Economic Consequences
The UK’s flexible labour market—particularly in sectors like IT contracting, healthcare staffing, and logistics—relies heavily on efficient and cooperative supply chains. The new regulatory environment may have several negative economic impacts:
1. Reduced Market Participation
Smaller agencies and umbrella companies may exit the market due to:
Increased compliance costs
Unmanageable liability exposure
This could lead to reduced competition and higher costs for end clients.
2. Over-Cautious Behaviour
Businesses may adopt overly conservative practices, such as:
Restricting supplier lists
Avoiding certain contract models altogether
While this reduces risk, it also reduces flexibility, one of the UK labour market’s key strengths.
3. Increased Costs Passed to Workers
Ultimately, increased compliance and risk management costs are likely to be passed down the chain, affecting:
Contractor take-home pay
Hiring budgets
Project viability
4. Erosion of Business Relationships
Perhaps most significantly, these policies risk eroding the relational fabric of the labour market:
Trust is replaced by verification
Collaboration is replaced by liability management
Long-term partnerships are replaced by short-term, low-risk engagements
A Question of Balance
There is no doubt that tackling tax avoidance and non-compliance is a legitimate and necessary goal. However, the method of enforcement matters.
By combining:
financial incentives for insider reporting, and
expanded liability across interconnected parties
HMRC risks creating a system that prioritises enforcement efficiency over economic cohesion.
Conclusion
The introduction of whistleblower rewards alongside JSL rules represents a significant escalation in HMRC’s compliance strategy. While likely effective in uncovering and recovering unpaid tax, the broader implications are more complex.
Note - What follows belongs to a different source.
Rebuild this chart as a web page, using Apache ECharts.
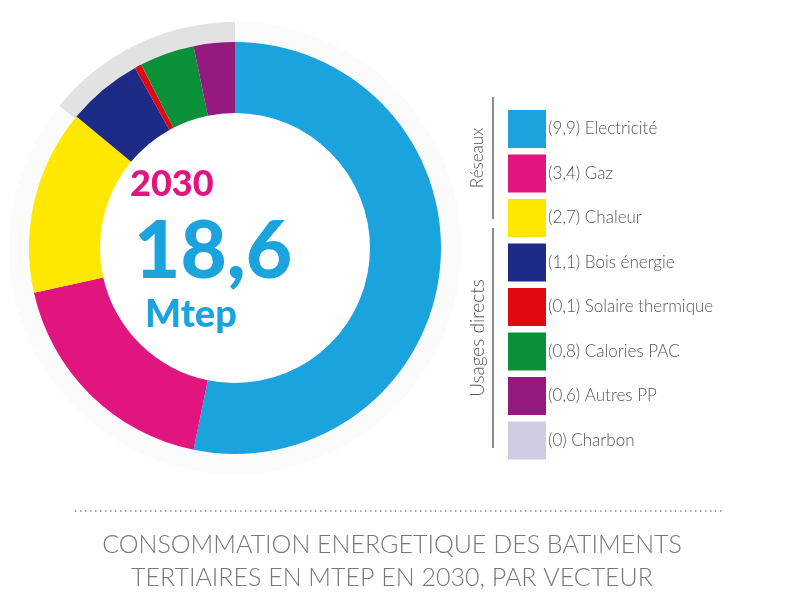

Rather than fostering a culture of responsible compliance, these measures may:
undermine trust between businesses
increase systemic risk across supply chains
and ultimately weaken the flexibility and competitiveness of the UK labour market
In seeking to ensure that everyone pays their fair share, there is a real danger that the system begins to assume that everyone is a potential offender—or informant.
That shift, more than any individual policy, may prove to be the most consequential of all.